New images show a mile-high plume of lunar debris from the Cabeus crater shortly after the space agency's Centaur rocket struck Oct. 9.
"We were blown away by the data returned," Anthony Colaprete, the mission's chief scientist, said Friday from the Ames Research Center in Mountain View, Calif., which managed the launch. "The team is working hard on the analysis, and the data appear to be of very high quality."
In media coverage before the impact, many observers said they were disappointed at the lack of spectacle.
But scientists said the mission was carried out for "a scientific purpose, not to put on a fireworks display for the public," said space consultant Alan Stern, a former NASA associate administrator for science.

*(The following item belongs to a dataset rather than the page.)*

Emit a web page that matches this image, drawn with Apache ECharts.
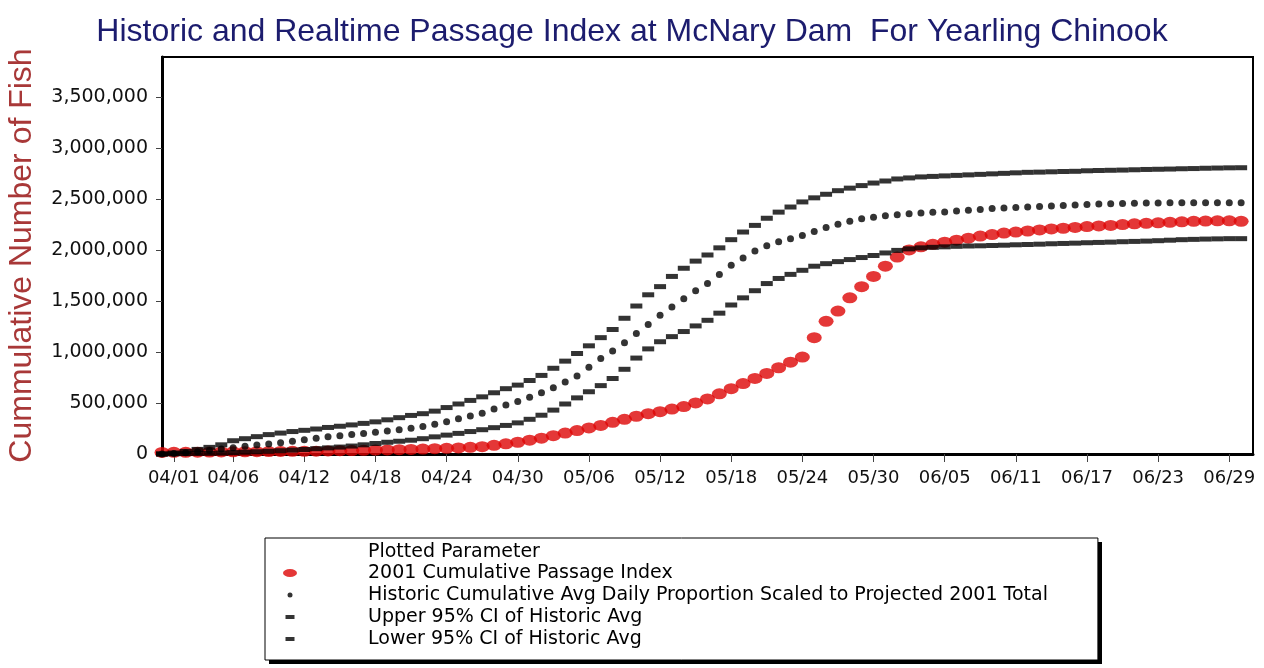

By creating the debris cloud, scientists were able to use the $79 million Lunar Crater Observation and Sensing Satellite to sample and study the dust.
But Michio Kaku, a professor at the City College of New York and host of "Sci Q Sundays" on the Science Channel, said NASA may be jumping the gun in calling the results "a smashing success."
"To be a spectacular success, we had to find large quantities of underground ice," Kaku said Saturday.
Finding significant amounts of water on the moon would be a major discovery, making eventual colonization easier.